There seems to be a pattern: N.T. Wright sets to working on a massive piece of New Testament scholarship, that ends up taking years longer than anticipated. In the meantime, while in the thick of his research, certain events come about that dovetail directly into his current project, so he takes a week and writes on a popular level before getting back to his main work. (think What Saint Paul Really Said, etc. -> Paul and the Faithfulness of God). This little book came out after The New Testament and the People of God while Jesus and the Victory of God was still in the works, and unfortunately for them, Thiering, Wilson, and Spong walked right into the crosshairs.

Wright first spells out “The Quest” of the historical Jesus in its various stages and sets the stage for the various scholarly (and otherwise) takes on who Jesus really was. There is a really great, and concise, overview of The Quest, touching on all of the various authors and scholars. He then reviews, in turn, Thiering’s Jesus the Man, Wilson’s Jesus: A Life, and Spong’s Born of a Woman. Each book has its own peculiar method for sifting the evidence and constructing its “portrait,” and Wright evaluates each of them, before positing, in a 10 page summary, what an accurate picture might actually look like.

This book is an amazing combination of wit and razor sharp scholarship, humor and cold-blooded historical research. I laughed out loud at some of his critiques – he can be absolutely hilarious, while taking an opponent right out of the contest.
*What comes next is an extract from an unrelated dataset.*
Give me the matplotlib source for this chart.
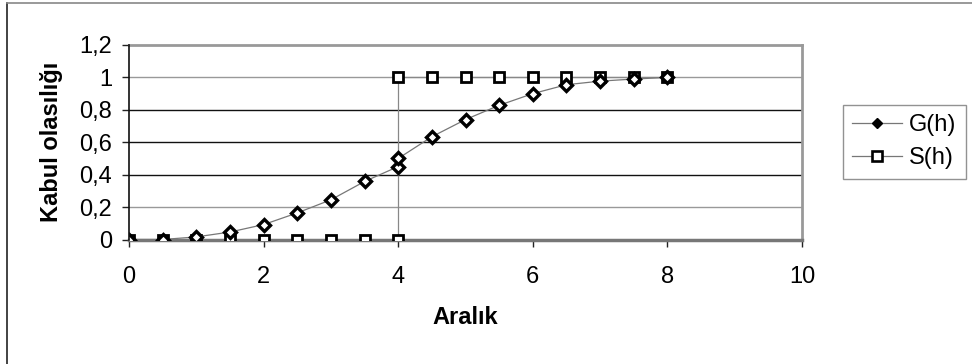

None of these three books have any significance 20 years later (except whatever permutations of their theories found their way into The Da Vinci Code — which Wright has also reviewed). Nevertheless, reading their fantastical theories and Wright’s solid refutations is a faith-settling exercise nonetheless.
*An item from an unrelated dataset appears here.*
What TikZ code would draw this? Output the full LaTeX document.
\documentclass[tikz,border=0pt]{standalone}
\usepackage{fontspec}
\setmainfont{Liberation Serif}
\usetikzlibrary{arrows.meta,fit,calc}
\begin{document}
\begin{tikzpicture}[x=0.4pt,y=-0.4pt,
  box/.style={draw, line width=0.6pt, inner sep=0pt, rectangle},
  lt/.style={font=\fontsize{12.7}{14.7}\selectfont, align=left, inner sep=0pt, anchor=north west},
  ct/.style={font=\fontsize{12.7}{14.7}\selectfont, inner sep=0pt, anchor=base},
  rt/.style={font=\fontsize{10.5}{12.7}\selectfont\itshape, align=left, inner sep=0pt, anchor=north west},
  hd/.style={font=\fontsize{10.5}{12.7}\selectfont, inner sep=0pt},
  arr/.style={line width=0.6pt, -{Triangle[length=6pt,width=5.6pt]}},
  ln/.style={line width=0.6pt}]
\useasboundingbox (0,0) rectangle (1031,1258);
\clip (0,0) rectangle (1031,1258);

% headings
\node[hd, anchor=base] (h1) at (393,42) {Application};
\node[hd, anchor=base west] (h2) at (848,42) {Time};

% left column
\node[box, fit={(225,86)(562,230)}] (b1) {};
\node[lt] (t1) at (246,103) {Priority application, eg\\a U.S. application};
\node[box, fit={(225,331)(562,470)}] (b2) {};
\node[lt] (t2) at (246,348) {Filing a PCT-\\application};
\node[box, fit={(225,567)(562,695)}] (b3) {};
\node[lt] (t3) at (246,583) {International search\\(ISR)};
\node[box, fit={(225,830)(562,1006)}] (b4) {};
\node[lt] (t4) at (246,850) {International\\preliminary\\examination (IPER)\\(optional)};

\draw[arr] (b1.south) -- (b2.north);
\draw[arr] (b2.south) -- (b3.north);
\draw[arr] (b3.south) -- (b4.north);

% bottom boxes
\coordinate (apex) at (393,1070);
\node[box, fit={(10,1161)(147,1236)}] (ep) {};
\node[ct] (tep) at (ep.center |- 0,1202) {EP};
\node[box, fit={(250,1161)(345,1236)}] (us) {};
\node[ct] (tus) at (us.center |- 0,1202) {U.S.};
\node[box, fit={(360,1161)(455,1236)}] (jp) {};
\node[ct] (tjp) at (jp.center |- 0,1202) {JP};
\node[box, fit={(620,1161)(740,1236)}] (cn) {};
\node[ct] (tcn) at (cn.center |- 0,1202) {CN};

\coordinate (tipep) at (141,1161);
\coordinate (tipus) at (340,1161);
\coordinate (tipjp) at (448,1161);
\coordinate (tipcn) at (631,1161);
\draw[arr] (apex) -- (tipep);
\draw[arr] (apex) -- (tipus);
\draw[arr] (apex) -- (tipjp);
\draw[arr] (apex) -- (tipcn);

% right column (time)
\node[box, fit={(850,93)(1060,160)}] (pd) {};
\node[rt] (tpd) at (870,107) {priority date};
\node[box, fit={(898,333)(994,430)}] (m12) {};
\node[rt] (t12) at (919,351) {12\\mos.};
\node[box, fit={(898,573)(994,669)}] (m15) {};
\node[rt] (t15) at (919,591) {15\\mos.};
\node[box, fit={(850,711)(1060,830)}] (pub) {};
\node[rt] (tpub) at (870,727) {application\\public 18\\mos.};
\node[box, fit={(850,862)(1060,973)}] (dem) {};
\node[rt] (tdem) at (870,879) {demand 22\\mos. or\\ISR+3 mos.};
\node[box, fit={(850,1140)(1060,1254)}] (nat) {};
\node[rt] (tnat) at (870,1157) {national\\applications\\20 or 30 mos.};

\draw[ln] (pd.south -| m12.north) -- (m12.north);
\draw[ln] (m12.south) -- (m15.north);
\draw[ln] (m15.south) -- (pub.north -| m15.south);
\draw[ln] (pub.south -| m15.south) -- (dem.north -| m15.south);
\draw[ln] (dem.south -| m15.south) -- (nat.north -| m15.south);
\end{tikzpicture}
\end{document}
I had a great deal of confidence in the historicity of the Christian faith before I read any Wright. What Wright has done is made the Galilean dust from that solid historical ground come alive so that you can smell it, and feel it, and taste it. He makes history and apologetics delightful, and tells such a coherent, compelling version of the story, that when you hear one of these attempted “exposes” (and there will be more), you realize instantly, “Nope, that just won’t do. You haven’t even begun to deal with [x,y, or z] of the hard facts. And not only is your story less than historical, it’s not nearly as interesting as the truth.”

I recommend this as a delightful, historically rigorous, apologetic work.